Though it might seem contradictory in our fast-moving 24/7 society, the idea that “sleep is for wimps” is long gone. The world’s smartest CEOs definitely do not allow themselves to run on
empty, says Bradley V Vaughn MD, professor of neurology and biomedical engineering, at the University of North Carolina School of Medicine. “We see in our research that the Fortune 500
folks do well in sleep. They know when to use short-term strategies such as caffeine fixes to push through, but equally understand they’re not helpful for long-term success.’
But could it be that Brits, for example, still harbour an outdated, 80s attitude to shut-eye? UK respondents rated their quality of sleep as worst of all. 8 per cent graded their sleep as moderate to very poor, whereas 97 per cent of the German and French ticked the good or very good boxes.“By far the biggest misconception is that we can get by on sleeping less,” points out Mary Ellen Wells, director and assistant professor of neurodiagnostics and sleep science at the University of North Carolina. “But everyone and everything needs sleep, from humans down to the fruit fly.”
On one level, it’s a very simple, basic function, as essential to life as eating and drinking. Animals who go without sleep for 21 days suffer multi organ failure and pass away, says Vaughn. More subtly, we need to take sleep seriously because it regulates all the processes in the body. For centuries, we’ve been aware of the restorative qualities – overnight, the body’s systems rest and recharge while very few calories are burned. Now, with advances in science, we’re understanding more about the highly complex cascade of hormonal shifts, brain processing and memory consolidation that happen during the night.
Sleep is as important for mental health as it is for the physical
“I’m a neurologist, so I am biased, but generally sleep is as important for mental health as it is for the physical,” explains Vaughn. “The body supports the brain and the mind, and good-quality sleep is required for both.” Interestingly, the record for a human going without rest is 11 days, after which states of psychosis set in. That’s extreme, but most of us have experienced the short fuse effect on our temperament when we’ve had a late one. And it seems our loved ones feel the brunt – 28 per cent of the survey respondents say that a bad night caused severely increased irritability in personal relationships. Conversely, 80 per cent of those surveyed who report not being stressed at all enjoy very good sleep.

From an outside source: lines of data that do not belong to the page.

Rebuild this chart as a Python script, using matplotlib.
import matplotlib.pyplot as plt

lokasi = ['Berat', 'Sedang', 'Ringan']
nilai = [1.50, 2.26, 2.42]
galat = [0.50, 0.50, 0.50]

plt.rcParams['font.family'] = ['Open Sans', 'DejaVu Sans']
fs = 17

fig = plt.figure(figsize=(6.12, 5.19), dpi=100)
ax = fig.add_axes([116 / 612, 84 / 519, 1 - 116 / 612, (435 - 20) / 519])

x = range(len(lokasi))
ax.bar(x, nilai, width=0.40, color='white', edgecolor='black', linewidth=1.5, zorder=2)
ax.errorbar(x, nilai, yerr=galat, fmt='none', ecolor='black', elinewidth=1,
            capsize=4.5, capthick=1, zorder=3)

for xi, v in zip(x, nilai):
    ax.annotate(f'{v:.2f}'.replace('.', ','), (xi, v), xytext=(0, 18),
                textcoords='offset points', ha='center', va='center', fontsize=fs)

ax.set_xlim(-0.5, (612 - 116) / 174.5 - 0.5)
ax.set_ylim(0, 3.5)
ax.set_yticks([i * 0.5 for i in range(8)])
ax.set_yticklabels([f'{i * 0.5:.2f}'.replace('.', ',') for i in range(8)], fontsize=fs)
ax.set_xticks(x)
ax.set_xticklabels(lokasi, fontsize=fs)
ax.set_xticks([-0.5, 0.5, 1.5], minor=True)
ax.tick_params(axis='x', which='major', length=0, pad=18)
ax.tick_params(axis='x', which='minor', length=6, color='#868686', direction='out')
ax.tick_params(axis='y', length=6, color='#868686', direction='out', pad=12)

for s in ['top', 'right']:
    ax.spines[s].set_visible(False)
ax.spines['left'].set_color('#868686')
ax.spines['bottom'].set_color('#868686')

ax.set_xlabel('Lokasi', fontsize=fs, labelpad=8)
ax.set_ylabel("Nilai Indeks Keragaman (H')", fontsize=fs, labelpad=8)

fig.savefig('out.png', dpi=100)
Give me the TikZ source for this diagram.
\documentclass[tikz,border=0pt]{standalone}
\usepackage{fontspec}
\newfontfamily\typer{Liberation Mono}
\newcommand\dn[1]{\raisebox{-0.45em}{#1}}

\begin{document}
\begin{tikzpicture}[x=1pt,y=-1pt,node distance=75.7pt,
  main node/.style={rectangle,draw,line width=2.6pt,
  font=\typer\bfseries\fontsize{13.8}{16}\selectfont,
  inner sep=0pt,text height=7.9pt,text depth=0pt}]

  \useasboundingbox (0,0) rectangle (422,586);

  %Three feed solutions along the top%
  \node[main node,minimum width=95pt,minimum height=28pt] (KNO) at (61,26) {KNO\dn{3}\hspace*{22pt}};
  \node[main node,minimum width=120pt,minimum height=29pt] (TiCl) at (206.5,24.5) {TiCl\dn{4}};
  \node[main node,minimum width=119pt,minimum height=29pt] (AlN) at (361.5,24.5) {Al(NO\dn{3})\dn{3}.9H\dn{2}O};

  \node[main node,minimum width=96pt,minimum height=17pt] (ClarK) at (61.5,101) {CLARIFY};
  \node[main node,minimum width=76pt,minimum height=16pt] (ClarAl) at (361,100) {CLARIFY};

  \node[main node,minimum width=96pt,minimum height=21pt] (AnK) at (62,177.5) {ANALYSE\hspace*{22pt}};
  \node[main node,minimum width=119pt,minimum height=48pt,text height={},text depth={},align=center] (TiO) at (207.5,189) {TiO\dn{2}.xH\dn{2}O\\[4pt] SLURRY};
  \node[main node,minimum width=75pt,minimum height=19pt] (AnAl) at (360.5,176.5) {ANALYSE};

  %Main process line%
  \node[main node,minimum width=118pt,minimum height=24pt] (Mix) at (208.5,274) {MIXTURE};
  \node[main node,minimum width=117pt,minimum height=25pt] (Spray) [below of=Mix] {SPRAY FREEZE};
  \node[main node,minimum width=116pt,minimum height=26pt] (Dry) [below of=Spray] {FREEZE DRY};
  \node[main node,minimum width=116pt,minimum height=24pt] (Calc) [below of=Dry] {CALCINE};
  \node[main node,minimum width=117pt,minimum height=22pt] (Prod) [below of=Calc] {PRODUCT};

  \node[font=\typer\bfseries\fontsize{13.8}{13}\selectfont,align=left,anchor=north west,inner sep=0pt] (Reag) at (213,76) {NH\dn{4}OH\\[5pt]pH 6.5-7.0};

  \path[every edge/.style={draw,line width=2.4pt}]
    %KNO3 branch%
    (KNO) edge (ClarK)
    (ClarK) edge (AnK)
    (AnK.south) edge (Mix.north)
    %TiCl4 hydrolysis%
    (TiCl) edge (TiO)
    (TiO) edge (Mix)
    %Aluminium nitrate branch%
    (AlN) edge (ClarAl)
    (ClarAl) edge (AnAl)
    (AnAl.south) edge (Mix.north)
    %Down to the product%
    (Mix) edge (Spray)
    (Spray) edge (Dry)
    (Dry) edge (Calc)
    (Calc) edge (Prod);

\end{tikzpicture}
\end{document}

It being one of the most natural things to do in the world, most of us wouldn’t dream of deliberately denying ourselves shut-eye. However, modern life often conspires to subtly sabotage our sleep. We all have an internal body clock – our circadian rhythm – that is affected by such things as artificial light, international travel, our activity levels as well as by what we eat and drink.

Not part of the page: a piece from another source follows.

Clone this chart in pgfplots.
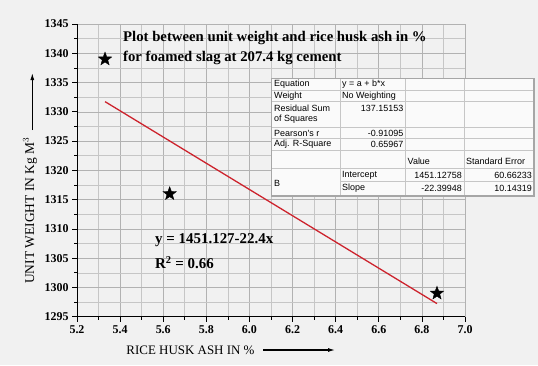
\documentclass[border=0pt]{standalone}
\usepackage{pgfplots}
\pgfplotsset{compat=1.18}
\usepackage{fontspec}
\setmainfont{Liberation Serif}
\newfontfamily\arial{Liberation Sans}
\usetikzlibrary{arrows.meta,shapes.geometric}
\definecolor{bgc}{RGB}{241,241,241}
\definecolor{fitred}{RGB}{205,35,45}
\pgfdeclareplotmark{fstar}{\node[star, star points=5, star point ratio=2.4, fill=black, draw=black, inner sep=0pt, minimum size=14bp] {};}
\newcommand{\tl}[1]{\textbf{#1}}
\begin{document}
\begin{tikzpicture}[x=1bp,y=1bp]
\path[use as bounding box, fill=bgc] (-77,-48.3) rectangle (461,316.7);
\begin{axis}[
  scale only axis, width=388bp, height=292.7bp,
  xmin=5.2, xmax=7.0, ymin=1295, ymax=1345,
  axis x line*=bottom, axis y line*=left,
  axis line style={line width=0.9pt},
  xtick={5.2,5.4,5.6,5.8,6.0,6.2,6.4,6.6,6.8,7.0}, minor x tick num=1,
  xticklabels={\tl{5.2},\tl{5.4},\tl{5.6},\tl{5.8},\tl{6.0},\tl{6.2},\tl{6.4},\tl{6.6},\tl{6.8},\tl{7.0}},
  ytick={1295,1300,1305,1310,1315,1320,1325,1330,1335,1340,1345}, minor y tick num=1,
  yticklabels={\tl{1295},\tl{1300},\tl{1305},\tl{1310},\tl{1315},\tl{1320},\tl{1325},\tl{1330},\tl{1335},\tl{1340},\tl{1345}},
  tick align=outside,
  major tick length=5bp, minor tick length=3bp,
  tick style={black, line width=0.7pt},
  grid=both,
  major grid style={gray!60, line width=0.6pt},
  minor grid style={gray!45, line width=0.6pt},
  xticklabel style={font=\fontsize{12}{12}\selectfont\bfseries},
  yticklabel style={font=\fontsize{12}{12}\selectfont\bfseries},
]
\addplot[fitred, line width=1.3pt] coordinates {(5.33,1331.74) (6.87,1297.24)};
\addplot[only marks, mark=fstar] coordinates {(5.33,1339) (5.63,1316) (6.87,1299)};
\end{axis}
% title
\node[anchor=base west, inner sep=0pt, font=\fontsize{14.8}{16}\selectfont\bfseries] at (46,275) {Plot between unit weight and rice husk ash in \%};
\node[anchor=base west, inner sep=0pt, font=\fontsize{14.8}{16}\selectfont\bfseries] at (46,255) {for foamed slag at 207.4 kg cement};
% equation
\node[anchor=base west, inner sep=0pt, font=\fontsize{15}{16}\selectfont\bfseries] at (78,73.4) {y = 1451.127-22.4x};
\node[anchor=base west, inner sep=0pt, font=\fontsize{15}{16}\selectfont\bfseries] at (78,48.4) {R$^{\mathbf{2}}$ = 0.66};
% axis labels
\node[font=\fontsize{13}{14}\selectfont] at (113.5,-33.3) {RICE HUSK ASH IN \%};
\draw[-{Latex[length=7bp,width=4bp]}, line width=1.1pt] (186,-33.3) -- (258,-33.3);
\node[rotate=90, font=\fontsize{13.5}{14}\selectfont] at (-47,106) {UNIT WEIGHT IN Kg M$^3$};
\draw[-{Latex[length=7bp,width=4bp]}, line width=1.1pt] (-44.7,186.7) -- (-44.7,243.7);
% table
\fill[gray!4] (194.7,120.7) rectangle (457,238.2);
\begin{scope}[gray!45, line width=0.5pt]
\draw (194.7,226.7) -- (457,226.7);
\draw (194.7,215.2) -- (457,215.2);
\draw (194.7,189.7) -- (457,189.7);
\draw (194.7,178.2) -- (457,178.2);
\draw (194.7,166.7) -- (457,166.7);
\draw (194.7,148.7) -- (457,148.7);
\draw (263,135.7) -- (457,135.7);
\draw (263,120.7) -- (263,238.2);
\draw (328.7,120.7) -- (328.7,238.2);
\draw (387,120.7) -- (387,238.2);
\end{scope}
\draw[gray!70, line width=1.1pt] (194.7,120.7) rectangle (457,238.2);
\begin{scope}[font=\arial\fontsize{9}{10.5}\selectfont, inner sep=0pt]
\node[anchor=west] at (197,232.2) {Equation};
\node[anchor=west] at (265,232.2) {y = a + b*x};
\node[anchor=west] at (197,220.9) {Weight};
\node[anchor=west] at (265,220.9) {No Weighting};
\node[anchor=west, align=left] at (197,202.5) {Residual Sum\\of Squares};
\node[anchor=east] at (326.5,208) {137.15153};
\node[anchor=west] at (197,183.7) {Pearson's r};
\node[anchor=east] at (326.5,183.7) {-0.91095};
\node[anchor=west] at (197,172.2) {Adj. R-Square};
\node[anchor=east] at (326.5,172.2) {0.65967};
\node[anchor=west] at (330.5,155.7) {Value};
\node[anchor=west] at (389,155.7) {Standard Error};
\node[anchor=west] at (197,133.7) {B};
\node[anchor=west] at (265,141.7) {Intercept};
\node[anchor=west] at (265,128.2) {Slope};
\node[anchor=east] at (385,141.7) {1451.12758};
\node[anchor=east] at (385,128.2) {-22.39948};
\node[anchor=east] at (455,141.7) {60.66233};
\node[anchor=east] at (455,128.2) {10.14319};
\end{scope}
\end{tikzpicture}
\end{document}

And talking of food, hold fire on that takeaway, since 40 per cent of participants who eat fast food less than once a week enjoy good sleep versus 15.4 per cent of those who eat it every day. “Anything we take into our bodies has the potential to disrupt sleep,” says Wells. “It’s very personal. For some, it’s eating heavy or spicy meals close to bedtime, for others it’s sugary foods. Food sensitivities can be another issue, and people may not even realise they have them. Even drinking water can interrupt sleep for those who have to get up often to urinate. The list is endless.”
Maybe it’s no surprise to gym enthusiasts who love nothing more than a post-work gym session followed by healthy dinner and bed that nearly 70 per cent of those in the survey who exercise three times a week experience very good sleep compared to only 13.8 per cent who exercise less than once a week. And while turning in early isn’t being touted as the latest weight-loss trick (as far as we know) – sleep-deprivation seems to trigger the hunger hormone ghrelin to be released, sending signals to the brain to seek out quick-fix energy foods – in other words sugary carbohydrates. This type of weight gain is a well-documented chronic stress response in the body to lack of sleep, says Vaughn.
For optimum rest and therefore maximum wellbeing, “the most important thing is to align our body clocks with our sleep times”, continues Vaughn, who recommends that first of all we discipline our schedules to wake up and go to bed at the same time seven days a week (those weekend lie-ins are the equivalent of jet lag). Having consistent meal times, also helps, adds Wells – including not getting up to eat during the night and not skipping breakfast.
A couple of last gems from the survey: men are significantly more likely to check emails pre-bed (74 per cent) versus women (48 per cent), and, warns Vaughn, bright light in blue wavelengths (emitted from those ever-present screens in our hands, homes and offices as well as from energy-efficient lighting) has the most impact on our body clocks. Interestingly, only 4 per cent admit to having “intimate relations” before sleeping – perhaps it’s worth rethinking that one?